After meeting an eco-aware cotton farmer from south-east Queensland at a Melbourne conference, Fiona never expected the upheaval of falling in love and moving to a remote farm where the nearest town is called home by a mere 750 people.

Ultimately, Fiona – with no prior agricultural experience - had to learn how to cope with the devastating impact of the drought that gripped the countryside, and what it meant for Stuart, the farm, and their future together.

 

As a child, Fiona Higgins had a single, traumatic journey to an uncle’s farm. Sitting at the table for a Sunday lunch, she discovered that the lamb on her fork was the same one she had been petting a day earlier.

Skip forward a couple decades, to Fiona, a vegetarian living and working in Sydney – with a professional background in Indonesian translation, corporate communications and non-profit management. Those two worlds – urban and rural – each with their own dilemmas, values and battles – were about to collide.

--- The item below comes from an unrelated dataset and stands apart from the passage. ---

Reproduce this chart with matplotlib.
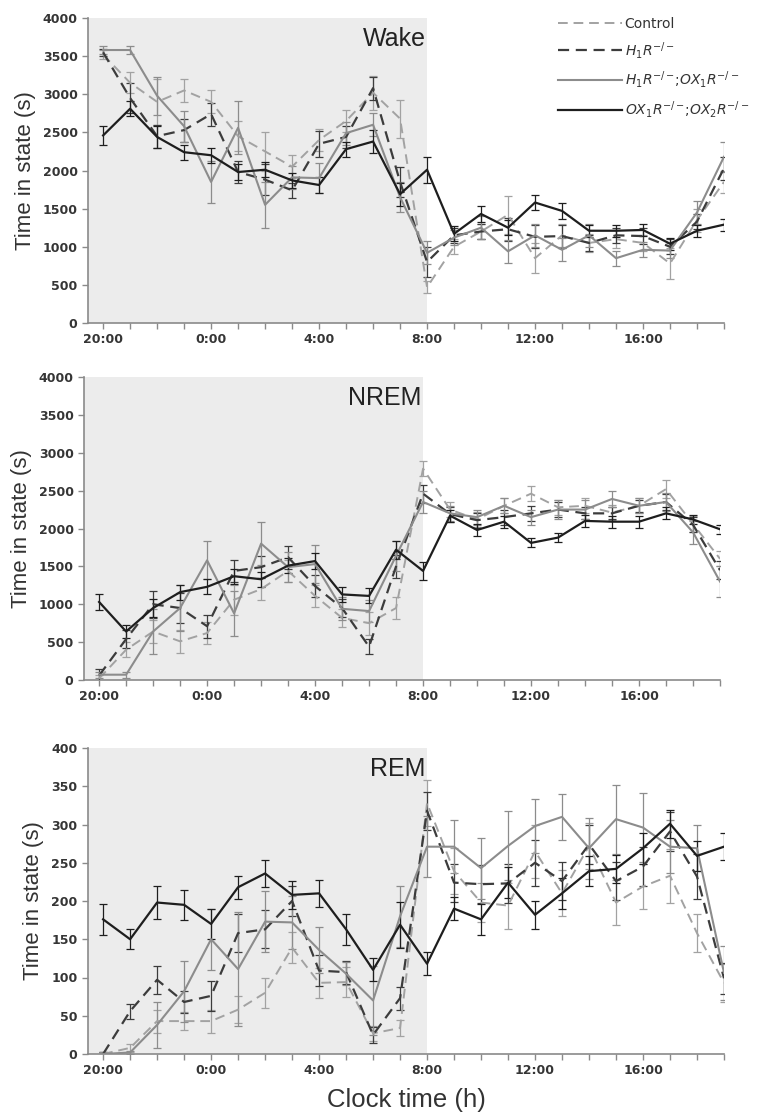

Having shared her story through the media – including her recently published book, Love in the Age of Drought – what brought those two worlds together is almost the stuff of folk tales. When Fiona met Stuart Higgins at a conference in Melbourne, she wasn’t looking for a relationship, let alone the upheaval of falling for an eco-aware cotton farmer from south-east Queensland.

But when Stuart sent Fiona a pair of crusty old boots and a declaration of his feelings just sixteen days into their relationship, it catalysed the start of a love story that endured – in spite of distance, the strain of Stuart's farm entering its fourth year of drought, and Fiona's own issues with commitment.

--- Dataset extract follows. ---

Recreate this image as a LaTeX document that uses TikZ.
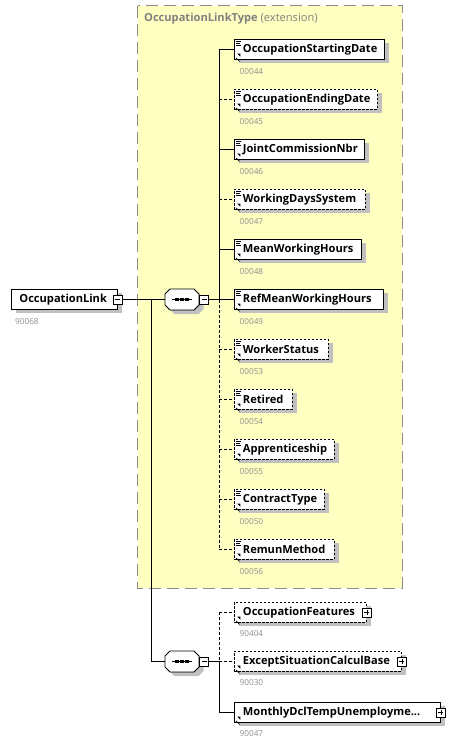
\documentclass[tikz,border=0pt]{standalone}
\usepackage{fontspec}
\setmainfont{Open Sans}
\usetikzlibrary{shadows}
\definecolor{ybg}{HTML}{FFFFC2}
\definecolor{lblgray}{HTML}{8C8C8C}
\definecolor{shd}{HTML}{C0C0C0}
\tikzset{
  shd/.style={drop shadow={shadow xshift=4.5pt,shadow yshift=-4pt,fill=shd,draw=none,opacity=1}},
  elem/.style={draw=black,line width=0.9pt,fill=white,minimum height=20pt,inner xsep=0pt,inner ysep=0pt,
    anchor=north west,align=left,font=\bfseries\fontsize{11.1}{13}\selectfont,shd},
  opt/.style={dash pattern=on 2.5pt off 1.5pt},
  lbl/.style={anchor=west,text=lblgray,font=\fontsize{8.2}{9}\selectfont,inner sep=0pt},
  conn/.style={line width=0.9pt},
  optconn/.style={line width=0.9pt,dash pattern=on 3pt off 2pt},
  pm/.style={draw=black,line width=0.7pt,fill=white,minimum size=9pt,inner sep=0pt},
  compbox/.style={minimum width=34pt,minimum height=21pt,inner sep=0pt},
}
\newcommand{\minussign}[1]{\draw[line width=0.7pt] ([xshift=-2.5pt]#1.center) -- ([xshift=2.5pt]#1.center);}
\newcommand{\plussign}[1]{\draw[line width=0.7pt] ([xshift=-2.5pt]#1.center) -- ([xshift=2.5pt]#1.center)
  ([yshift=-2.5pt]#1.center) -- ([yshift=2.5pt]#1.center);}
\newcommand{\octpath}[1]{([xshift=-12pt,yshift=10.5pt]#1.center) -- ([xshift=12pt,yshift=10.5pt]#1.center)
  -- ([xshift=17pt,yshift=5.5pt]#1.center) -- ([xshift=17pt,yshift=-5.5pt]#1.center)
  -- ([xshift=12pt,yshift=-10.5pt]#1.center) -- ([xshift=-12pt,yshift=-10.5pt]#1.center)
  -- ([xshift=-17pt,yshift=-5.5pt]#1.center) -- ([xshift=-17pt,yshift=5.5pt]#1.center) -- cycle}
\newcommand{\compositor}[1]{%
  \fill[shd,xshift=4.5pt,yshift=-4pt] \octpath{#1};
  \draw[line width=0.9pt,fill=white] \octpath{#1};
  \draw[line width=0.9pt] ([xshift=-10pt]#1.center) -- ([xshift=10pt]#1.center);
  \foreach \dx in {-5,0,5}{\fill ([xshift=\dx pt-1.6pt,yshift=-1.6pt]#1.center) rectangle ([xshift=\dx pt+1.6pt,yshift=1.6pt]#1.center);}}
\newcommand{\icons}[2]{%
  \ifnum#2=1
  \draw[line width=0.6pt] ([xshift=2pt,yshift=-2.2pt]#1.north west) -- ++(5pt,0)
    ([xshift=2pt,yshift=-4.2pt]#1.north west) -- ++(4pt,0)
    ([xshift=2pt,yshift=-6.2pt]#1.north west) -- ++(5pt,0);
  \fi
  \draw[line width=0.8pt] ([xshift=2pt,yshift=2pt]#1.south west) -- ++(3.5pt,-3.5pt);
  \fill ([xshift=6.3pt,yshift=6.3pt]#1.south west) -- ++(-3pt,0) -- ++(3pt,-3pt) -- cycle;}
\begin{document}
\begin{tikzpicture}[x=1pt,y=-1pt]
\useasboundingbox (0,0) rectangle (466,744);
% extension box
\draw[draw=gray!90,fill=ybg,line width=0.9pt,dash pattern=on 12pt off 6pt] (137.5,5.5) rectangle (402,588);
\node[anchor=west,inner sep=0pt,text=gray,font=\fontsize{11.1}{13}\selectfont] (title) at (144,19) {\textbf{OccupationLinkType} (extension)};

% root element
\node[elem,text width=106pt] (root) at (11,289) {\hspace*{8pt}OccupationLink};
\node[lbl] (rootlbl) at (15,322) {90068};
\node[pm] (rootm) at (root.east) {};
\minussign{rootm}

% top sequence
\node[compbox] (seq1) at (182,299.5) {};
\compositor{seq1}
\node[pm] (seq1m) at (204,299.5) {};
\minussign{seq1m}
\coordinate (j1) at (219,299.5);

% bottom sequence
\node[compbox] (seq2) at (182,661.5) {};
\compositor{seq2}
\node[pm] (seq2m) at (204,661.5) {};
\minussign{seq2m}
\coordinate (j2) at (219,661.5);
\coordinate (j0) at (151,299.5);

\draw[conn] (rootm.east) -- (seq1.west);
\draw[conn] (j0) |- (seq2.west);
\draw[conn] (seq1m.east) -- (j1);
\draw[conn] (seq2m.east) -- (j2);

% children of first sequence
\foreach \i/\nm/\w/\o/\code in {
  0/OccupationStartingDate/150/0/00044,
  1/OccupationEndingDate/143/1/00045,
  2/JointCommissionNbr/130/0/00046,
  3/WorkingDaysSystem/131/1/00047,
  4/MeanWorkingHours/127/0/00048,
  5/RefMeanWorkingHours/149/0/00049,
  6/WorkerStatus/94/1/00053,
  7/Retired/58/1/00054,
  8/Apprenticeship/100/1/00055,
  9/ContractType/90/1/00050,
  10/RemunMethod/100/1/00056}{
  \ifnum\o=1
    \node[elem,opt,text width=\w pt] (e\i) at (234,39+50*\i) {\hspace*{8.5pt}\nm};
    \draw[optconn] (j1 |- e\i.west) -- (e\i.west);
  \else
    \node[elem,text width=\w pt] (e\i) at (234,39+50*\i) {\hspace*{8.5pt}\nm};
    \draw[conn] (j1 |- e\i.west) -- (e\i.west);
  \fi
  \icons{e\i}{1}
  \node[lbl] (c\i) at (239.5,72+50*\i) {\code};
}
\draw[conn] (j1 |- e0.west) -- (j1);
\draw[optconn] (j1) -- (j1 |- e10.west);

% children of second sequence
\node[elem,opt,text width=132pt] (f1) at (234,602) {\hspace*{8.5pt}OccupationFeatures};
\node[elem,opt,text width=167pt] (f2) at (234,651) {\hspace*{8.5pt}ExceptSituationCalculBase};
\node[elem,text width=206pt] (f3) at (234,702) {\hspace*{8.5pt}MonthlyDclTempUnemployme...};
\foreach \k in {1,2,3}{\icons{f\k}{0}}
\node[pm] (f1p) at (f1.east) {}; \plussign{f1p}
\node[pm] (f2p) at (f2.east) {}; \plussign{f2p}
\node[pm] (f3p) at (f3.east) {}; \plussign{f3p}
\node[lbl] (f1l) at (239.5,634) {90404};
\node[lbl] (f2l) at (239.5,683) {90030};
\node[lbl] (f3l) at (239.5,734) {90047};
\draw[optconn] (j2 |- f1.west) -- (f1.west);
\draw[optconn] (j2) -- (f2.west);
\draw[conn] (j2) |- (f3.west);
\draw[optconn] (j2 |- f1.west) -- (j2);
\end{tikzpicture}
\end{document}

Fiona and Stuart HigginsWhilst most people living in cities would baulk at the idea of giving up their urban comforts and moving to a farm where their life would be turned upside down, to Fiona her journey is not particularly exceptional.

“Everyone has a story to tell in their life,” Fiona contends. “My story is mirrored in the lives of many regional and rural Aussies. Fate and serendipity simply drew a lot of interesting elements together.”

But where the culture shock might send some people packing, Fiona dug in her heels and made a home of this remote farm in Jandowae, on the Darling Downs.

With an eye on the philosophy that ‘if you don’t laugh you’ll cry’, Fiona reflects that “on my first night at Stuart’s house, I almost stood on a black snake in the kitchen in the middle of the night. This could have meant death. But Stu simply said to me, ‘It’s a tough world out here, babe. Get used to it’. Eventually, I did.”

Perhaps above and beyond the challenges that other women may face in remote areas, Fiona also had to contend with a job back home in Sydney. After negotiations with her workplace, her employer agreed to trial and monitor telecommuting.

“My role didn’t involve daily face-to-face meetings. I could prepare well in advance and do research and then hit a series of meetings in the city,” Fiona explains.

According to Fiona, the locals were fascinated by it.

“It was great for the town. They saw it as something new coming to the rural world. It was a two-way exchange.”

In true-blue Aussie style, Fiona turned Virginia Wolf’s maxim – that every women needs a room of one's own – well and truly on its head. Her workspace, only just keeping the elements at bay, involved a tiny blue tin shed with a satellite dish on top.

Despite all the challenges, it was the perennial, merciless nature of the drought that proved the hardest.

Whilst there is no up-side to drought, necessity can prove to be the mother of invention.

“As a function of the drought, Stuart looked for ways to diversify his income and keep his mind active,” Fiona explains. “He took on contracts overseas, which opened up possibilities otherwise unavailable to him.”

In July 2008, Fiona and Stuart made the difficult decision to sell the farm – an event that coincided with a more fortuitous and celebratory occasion: she fell pregnant.

Back in Sydney, Fiona put pen to paper and started the arduous task of documenting her remarkable journey.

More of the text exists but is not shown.